The full stack trace:

---------------------------------------------------------------------------
ValueError                                Traceback (most recent call last)
<ipython-input-28-7e7db3f74a6e> in <module>
     83 
     84 # train the model
---> 85 model_scratch = train(60, loaders_scratch, model_scratch, optimizer_scratch, 
     86                       criterion_scratch, use_cuda, 'model_scratch.pt')
     87 

<ipython-input-28-7e7db3f74a6e> in train(n_epochs, loaders, model, optimizer, criterion, use_cuda, save_path)
     33 
     34             ## Calculate the Batch Loss
---> 35             loss = criterion(output, target)
     36 
     37             ## Backward Pass

~\.conda\envs\deep-learning\lib\site-packages\torch\nn\modules\module.py in __call__(self, *input, **kwargs)
    548             result = self._slow_forward(*input, **kwargs)
    549         else:
--> 550             result = self.forward(*input, **kwargs)
    551         for hook in self._forward_hooks.values():
    552             hook_result = hook(self, input, result)

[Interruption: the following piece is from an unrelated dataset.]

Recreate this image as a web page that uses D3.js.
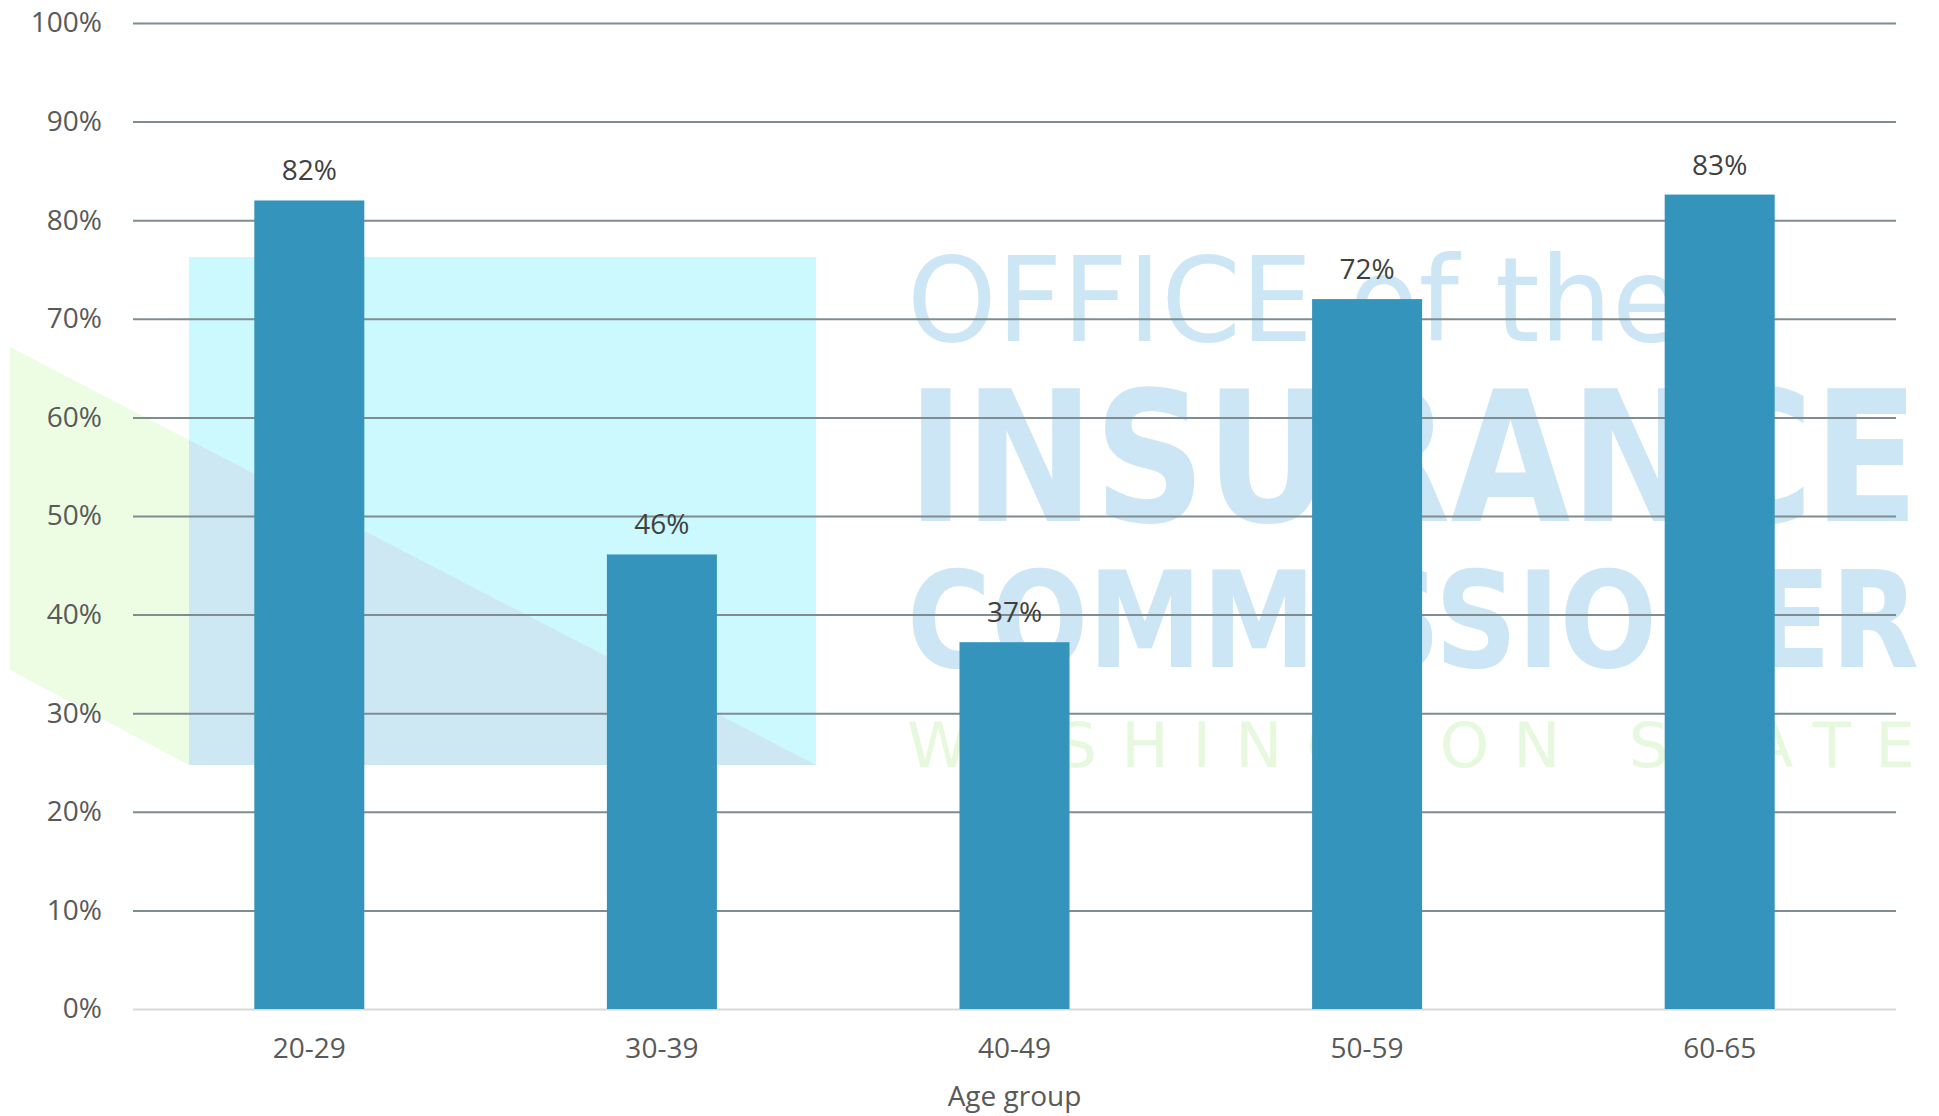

~\.conda\envs\deep-learning\lib\site-packages\torch\nn\modules\loss.py in forward(self, input, target)
    929 
    930     def forward(self, input, target):
--> 931         return F.cross_entropy(input, target, weight=self.weight,
    932                                ignore_index=self.ignore_index, reduction=self.reduction)
    933 

~\.conda\envs\deep-learning\lib\site-packages\torch\nn\functional.py in cross_entropy(input, target, weight, size_average, ignore_index, reduce, reduction)
   2315     if size_average is not None or reduce is not None:
   2316         reduction = _Reduction.legacy_get_string(size_average, reduce)
-> 2317     return nll_loss(log_softmax(input, 1), target, weight, None, ignore_index, None, reduction)
   2318 
   2319 

~\.conda\envs\deep-learning\lib\site-packages\torch\nn\functional.py in nll_loss(input, target, weight, size_average, ignore_index, reduce, reduction)
   2110 
   2111     if input.size(0) != target.size(0):
-> 2112         raise ValueError('Expected input batch_size ({}) to match target batch_size ({}).'
   2113                          .format(input.size(0), target.size(0)))
   2114     if dim == 2:

ValueError: Expected input batch_size (48) to match target batch_size (12).

Nikronic · June 14, 2020, 6:35pm

As I said, the issue is not from model. You have set the batch-size=48 but strangely, the target variable has different batch-size=12. The reason may lead to this, is the loader and probably made some mistakes there.
Try to run an iteration over dataloader so you can make sure the number of tensors are correct.

Something like this:

next(iter(train_loader))

PS. If you are doing Udacity’s assignment, I highly suggest going through all issues yourself as it helps you to learn how to trace back error and understand the common issues. The reason that I am mentioning this, is that I have seen codes very similar to you in this forum and I think this is not the real intention of learning. (possible implemented assignment)

Jishan · June 14, 2020, 6:37pm

Hi, you are correct - I am trying to do the assignment - but badly stuck at this model implementation :(. Nevertheless, thanks a lot for the pointer. I will research bit more and try to fix it.

Nikronic · June 14, 2020, 6:46pm

One point that I need to mention is that instead of writing codes for all sections then running model to find bugs, build small parts of code, such as only one layer or just one Dataset/DataLoader and try to interact with them for arbitrary inputs using basic function in python/PyTorch. For instance, you need to be able to extract only 1 batch of images and show them or play with lmost anything in your code. Literally, you must be able to understand the mechanism of each module you use such as model.train(), model.eval(), etc.